Friday, October 08, 2010

GO HERE

Kleines Amerikanerin

Wir Sind Ein Volk



This weekend my fair city of Leipzig celebrates the 21st Anniversary of the Friedliche (Peaceful) Revolution of East Germany against Communist rule. In 1989 there was a massive protest in the square in front of Nikolaikirche (St. Nicholas Church) where a group of 320,000 East Germans gathered to peacefully protest the Communist government and the separation of East and West Germany. These peaceful protests were held for many weeks, led by Nikolaikirche's Protestant preacher Christian Führer.The anti-Communist citizens of Leipzig took to the streets on October 9th with a chant of "We Are The People," protesting the oppressive government and demanding the reunification of Germany and the freedom of democracy. Other German cities (such as Berlin) immediately followed suit, and a month later the Wall had fallen.


Friedliche Revolution, October 9, 1989


Nikolaikirche Denkmal (St. Nicholas Church Monument)


Though I credit having Annika (my sister-from-another-mister & German foreign exchange student) living with us when I was in high school as being the catalyst for my interest in German language and culture, I am probably discounting a major factor for my interest, which is the fall of the Berlin Wall. The Wall came down when I was in first grade and was probably the first political action I was ever keenly aware of.

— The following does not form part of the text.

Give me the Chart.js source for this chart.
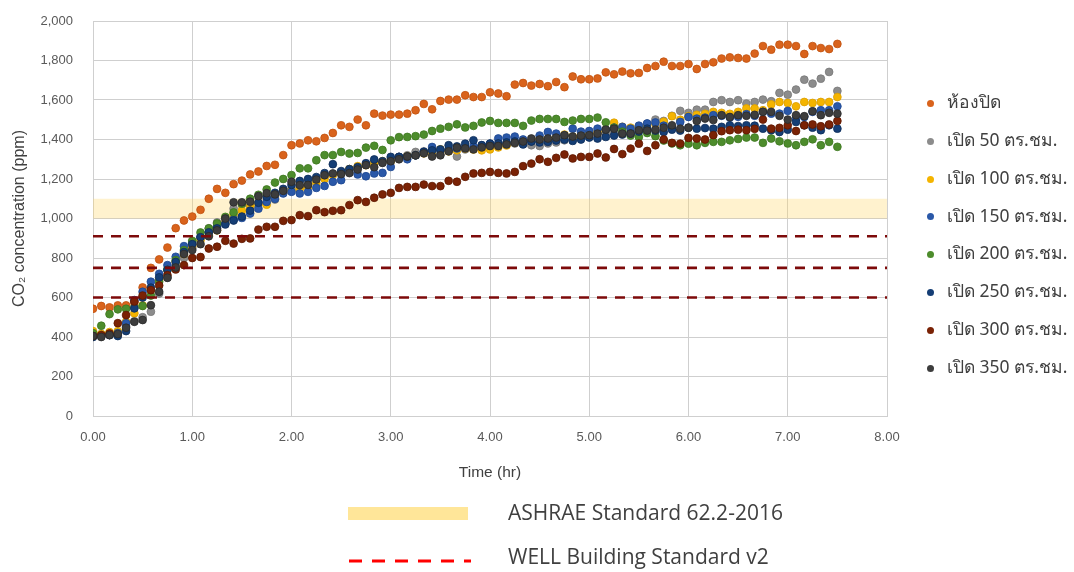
<!DOCTYPE html>
<html>
<head>
<meta charset="utf-8">
<script src="https://cdn.jsdelivr.net/npm/chart.js@4.4.0/dist/chart.umd.min.js"></script>
<style>
body { margin: 0; background: #fff; }
#wrap { position: relative; width: 1074px; height: 572px; }
.leg { position: absolute; left: 927px; font: 17.5px "Noto Sans", "DejaVu Sans", sans-serif; color: #404040; white-space: nowrap; }
.leg span.dot { display: inline-block; width: 7px; height: 7px; border-radius: 50%; margin-right: 13px; vertical-align: middle; }
.std { position: absolute; left: 508px; font: 21px "Open Sans", sans-serif; color: #404040; white-space: nowrap; }
</style>
</head>
<body>
<div id="wrap">
<canvas id="grafico01" width="1074" height="572"></canvas>
<div id="legenda"></div>
<div style="position:absolute;left:348px;top:507px;width:120px;height:13px;background:#ffe699"></div>
<div class="std" style="top:498px">ASHRAE Standard 62.2-2016</div>
<svg style="position:absolute;left:345px;top:555px" width="130" height="12"><line x1="4" y1="6" x2="126" y2="6" stroke="#ff0000" stroke-width="3" stroke-dasharray="13,10"/></svg>
<div class="std" style="top:542px">WELL Building Standard v2</div>
</div>
<script>
// time in minutes from start
var minutos = [0,5,10,15,20,25,30,35,40,45,50,55,60,65,70,75,80,85,90,95,100,105,110,115,120,125,130,135,140,145,
  150,155,160,165,170,175,180,185,190,195,200,205,210,215,220,225,230,235,240,245,250,255,260,265,270,275,280,285,290,295,
  300,305,310,315,320,325,330,335,340,345,350,355,360,365,370,375,380,385,390,395,400,405,410,415,420,425,430,435,440,445,450];

var fechado = [543,557,550,560,560,575,651,750,793,853, 951,990,1010,1044,1100,1150,1130,1174,1192,1223,
  1238,1266,1272,1321,1371,1380,1396,1391,1408,1433, 1472,1464,1501,1472,1531,1521,1526,1526,1531,1548,
  1580,1553,1595,1602,1602,1624,1615,1615,1639,1633, 1619,1678,1686,1673,1681,1670,1691,1665,1719,1705,
  1705,1709,1740,1730,1744,1735,1737,1762,1772,1794, 1772,1772,1782,1757,1782,1791,1810,1816,1813,1810,
  1835,1873,1855,1880,1880,1873,1833,1873,1863,1858, 1884];
var abre50 = [410,415,410,420,455,480,500,528,620,700, 760,800,850,900,950,980,1000,1050,1070,1060,
  1080,1100,1096,1130,1150,1160,1180,1200,1215,1225, 1235,1250,1260,1275,1290,1282,1300,1312,1320,1337,
  1340,1330,1325,1345,1314,1350,1355,1365,1370,1372, 1375,1380,1378,1371,1367,1380,1385,1396,1400,1410,
  1415,1425,1430,1440,1455,1440,1460,1480,1501,1494, 1520,1545,1535,1551,1551,1590,1599,1590,1599,1582,
  1590,1602,1594,1636,1627,1653,1703,1683,1708,1742, 1646];
var abre100 = [430,415,425,430,477,520,560,640,690,740, 780,820,860,890,915,940,980,1020,1040,1060,
  1070,1070,1110,1130,1140,1150,1160,1180,1200,1220, 1230,1250,1265,1270,1278,1290,1290,1310,1315,1320,
  1330,1340,1350,1340,1345,1355,1350,1345,1350,1360, 1370,1385,1395,1390,1405,1400,1410,1425,1415,1420,
  1430,1440,1450,1485,1464,1460,1465,1470,1480,1490, 1518,1500,1518,1525,1530,1540,1535,1530,1540,1557,
  1557,1548,1578,1590,1585,1568,1590,1585,1590,1590, 1615];
var abre150 = [405,405,410,420,470,587,629,680,720,764, 806,860,880,907,932,960,975,995,1003,1025,
  1050,1084,1100,1127,1135,1127,1135,1155,1165,1186, 1194,1236,1223,1214,1228,1231,1261,1312,1300,1320,
  1337,1362,1345,1350,1355,1360,1365,1371,1379,1405, 1410,1415,1400,1390,1420,1438,1430,1420,1455,1440,
  1443,1455,1450,1460,1464,1455,1470,1481,1486,1470, 1460,1489,1514,1506,1511,1523,1520,1511,1515,1528,
  1520,1540,1531,1531,1545,1506,1514,1540,1548,1548, 1568];
var abre200 = [420,457,516,540,543,550,557,610,680,740, 789,840,887,929,950,975,1008,1031,1075,1100,
  1120,1147,1182,1200,1220,1254,1254,1295,1321,1321, 1337,1329,1332,1359,1368,1347,1396,1412,1413,1417,
  1425,1443,1455,1464,1477,1461,1469,1486,1494,1484, 1484,1484,1469,1496,1504,1504,1504,1489,1496,1504,
  1504,1511,1487,1460,1440,1420,1413,1433,1417,1395, 1380,1371,1379,1371,1383,1388,1388,1396,1403,1410,
  1410,1383,1405,1391,1380,1371,1388,1401,1371,1388, 1363];
var abre250 = [400,405,410,405,430,545,600,650,702,740, 780,830,870,905,930,950,970,990,1010,1040,
  1080,1110,1130,1150,1170,1190,1200,1210,1230,1275, 1240,1250,1260,1280,1299,1290,1312,1312,1314,1320,
  1337,1345,1350,1371,1365,1379,1396,1371,1379,1380, 1385,1390,1375,1390,1385,1388,1395,1400,1393,1400,
  1410,1405,1413,1420,1425,1430,1440,1455,1445,1438, 1450,1445,1460,1455,1458,1455,1464,1472,1468,1472,
  1470,1455,1447,1438,1450,1489,1472,1460,1447,1472, 1455];
var abre300 = [405,410,418,470,511,580,610,637,661,713, 742,764,800,805,848,857,887,873,897,899,
  944,958,958,988,992,1017,1012,1042,1032,1039, 1042,1068,1093,1084,1105,1122,1130,1155,1160,1160,
  1172,1164,1164,1191,1186,1211,1228,1231,1236,1231, 1228,1236,1265,1278,1300,1287,1307,1324,1304,1312,
  1312,1329,1309,1352,1326,1354,1379,1342,1371,1400, 1383,1379,1408,1405,1400,1422,1442,1447,1450,1447,
  1454,1501,1455,1459,1472,1443,1472,1476,1467,1476, 1494];
var abre350 = [405,400,410,415,447,477,486,561,629,700, 752,820,840,870,910,940,1000,1082,1082,1085,
  1113,1128,1122,1140,1186,1169,1170,1197,1219,1228, 1225,1230,1248,1270,1260,1282,1290,1300,1314,1320,
  1330,1314,1320,1340,1359,1355,1350,1360,1367,1367, 1375,1383,1390,1405,1400,1405,1410,1422,1415,1420,
  1422,1430,1450,1455,1430,1430,1447,1445,1450,1460, 1472,1455,1460,1494,1506,1499,1523,1514,1523,1520,
  1525,1540,1540,1520,1501,1523,1518,1543,1523,1535, 1531];

var nomes = ['ห้องปิด','เปิด 50 ตร.ชม.','เปิด 100 ตร.ชม.','เปิด 150 ตร.ชม.','เปิด 200 ตร.ชม.','เปิด 250 ตร.ชม.','เปิด 300 ตร.ชม.','เปิด 350 ตร.ชม.'];
var series = [fechado, abre50, abre100, abre150, abre200, abre250, abre300, abre350];
var cores = ['#d9631c','#8c8c8c','#f4b400','#2a58a8','#4d8c2c','#153e75','#7a2205','#3d3d3d'];
var bordas = ['#c0520f','#777777','#dca000','#1e4890','#3d7720','#0d2c58','#5e1800','#2a2a2a'];

var ashrae = [1000, 1100];      // ppm band
var well = [600, 750, 910];      // ppm limits
var xTicks = [0, 8];
var yTicks = [0, 2000];

var datasets = [];
for (var i = 0; i < series.length; i++) {
    var pts = [];
    for (var j = 0; j < minutos.length; j++) {
        pts.push({x: minutos[j] / 60, y: series[i][j]});
    }
    datasets.push({
        label: nomes[i],
        data: pts,
        backgroundColor: cores[i],
        borderColor: bordas[i],
        borderWidth: 0.8,
        pointRadius: 3.9,
        showLine: false,
        order: 10 - i
    });
}
// ASHRAE band
datasets.push({
    type: 'line',
    label: 'ASHRAE',
    data: [{x: xTicks[0], y: ashrae[1]}, {x: xTicks[1], y: ashrae[1]}],
    borderWidth: 0,
    pointRadius: 0,
    fill: {value: ashrae[0]},
    backgroundColor: 'rgba(255, 214, 102, 0.32)',
    order: 30
});
// WELL limits
for (var k = 0; k < well.length; k++) {
    datasets.push({
        type: 'line',
        label: 'WELL',
        data: [{x: xTicks[0], y: well[k]}, {x: xTicks[1], y: well[k]}],
        borderColor: '#7d0a0a',
        borderWidth: 2.6,
        borderDash: [10, 8],
        pointRadius: 0,
        fill: false,
        order: 0
    });
}

var ctx = document.getElementById('grafico01');
var myChart = new Chart(ctx, {
    type: 'scatter',
    data: { datasets: datasets },
    options: {
        responsive: false,
        animation: false,
        layout: { padding: { left: 0, top: 21, right: 187, bottom: 86 } },
        plugins: {
            legend: { display: false },
            tooltip: { enabled: false }
        },
        scales: {
            x: {
                type: 'linear',
                min: xTicks[0],
                max: xTicks[1],
                afterFit: function (s) { s.height = 70; },
                ticks: {
                    stepSize: 1,
                    padding: 14,
                    color: '#595959',
                    font: { family: 'Liberation Sans', size: 13 },
                    callback: function (v) { return v.toFixed(2); }
                },
                grid: { color: '#cfcfcf', drawTicks: false },
                border: { color: '#cfcfcf' },
                title: {
                    display: true,
                    text: 'Time (hr)',
                    color: '#404040',
                    font: { family: 'Liberation Sans', size: 15.5 }
                }
            },
            y: {
                min: yTicks[0],
                max: yTicks[1],
                afterFit: function (s) { s.width = 93; s.paddingTop = 8; s.paddingBottom = 8; },
                ticks: {
                    stepSize: 200,
                    padding: 20,
                    color: '#595959',
                    font: { family: 'Liberation Sans', size: 13 },
                    callback: function (v) { return v.toLocaleString('en-US'); }
                },
                grid: { color: '#cfcfcf', drawTicks: false },
                border: { color: '#cfcfcf' },
                title: {
                    display: true,
                    text: 'CO₂ concentration (ppm)',
                    color: '#404040',
                    padding: { top: 10, bottom: 4 },
                    font: { family: 'Liberation Sans', size: 16 }
                }
            }
        }
    }
});

// legend on the right
var leg = document.getElementById('legenda');
for (var n = 0; n < nomes.length; n++) {
    var d = document.createElement('div');
    d.className = 'leg';
    d.style.top = (100.7 + 37.8 * n - 12.5) + 'px';
    d.innerHTML = '<span class="dot" style="background:' + cores[n] + '"></span>' + nomes[n];
    leg.appendChild(d);
}
</script>
</body>
</html>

I can actually remember seeing newspaper and television images of this happening, and it must have had a profound effect on a six year old me to see hundreds of thousands of people claiming their freedom and peacefully reuniting their country. I can't ever know what it must have been like for those who were there on those nights; at the Nikolaikirche on Oct 9th or in Berlin on November 9th when the Wall came down; they must have experienced a sense of exhilaration so powerful that even imagining it gets me choked up. This year is the celebration of the 20th Anniversary of German Reunification.

The German people seem to have an extremely tense relationship with their past- the second World War colors their view of themselves and their country to this day. To me, though, the fact that they earned their freedom through solidarity and peaceful protest is profoundly moving and inspiring and keeps me fascinated with this place and it's people.


The Day the Wall Came Down, sculpture outside of the George H.W. Bush Presidential Library

Thursday, October 07, 2010

Over the fondue pot...

Tonight my lovely mitbewohnerin (roommate) invited me to eat dinner with her and a group of her friends. It was so lovely of her to invite me, and the fondue was absolutely delicious. But unfortunately, I am still an absolute failure in social situations with Germans. My German speaking abilities are so rudimentary that it's laughable and inevitably embarrassing. I do think they give me a break... I try to make it clear I haven't studied all that much German and that I've only been here for a few weeks. Yet I still find my cheeks burning whenever someone asks me what, presumably, is a very simple question. Something like "Where do you come from?" can trip me up so much it's ridiculous. I know it's my problem entirely, and that no one is judging me harshly for not understanding... but having to ask "Wie bitte?" (pardon me?) 3 times when someone asks a third grade level question is just not cool.
Last night I had a conversation at the kneipe (bar) with my friend James about stepping outside ones comfort zone... that it's important to do so because otherwise one finds themselves trapped in a very staid existence. I heartily agree, and therefore found it important to accept tonight's invitation to dinner with 7 German speakers rather than booking it to a place where I could speak English with other Americans. It was sort of difficult, and I couldn't really understand the nuances of the conversations, but I could get the general idea. It's nice to hear a stream of conversation and be able to pick up one out of every four or five words. I feel like I'm improving despite myself and I think being in just that sort of situation is exactly what I need. Despite how embarrassing it can sometimes feel.
Things have been going so well here in Leipzig. I couldn't be happier. I have a room in a really lovely apartment with two other girls, I am enrolled in some very awesome classes at the Universität (one of which is a pedagogic class!) and I have made friends with some truly wonderful people. I have nothing to complain about. I just hope my German speaking/understanding picks up more quickly than it has been so far.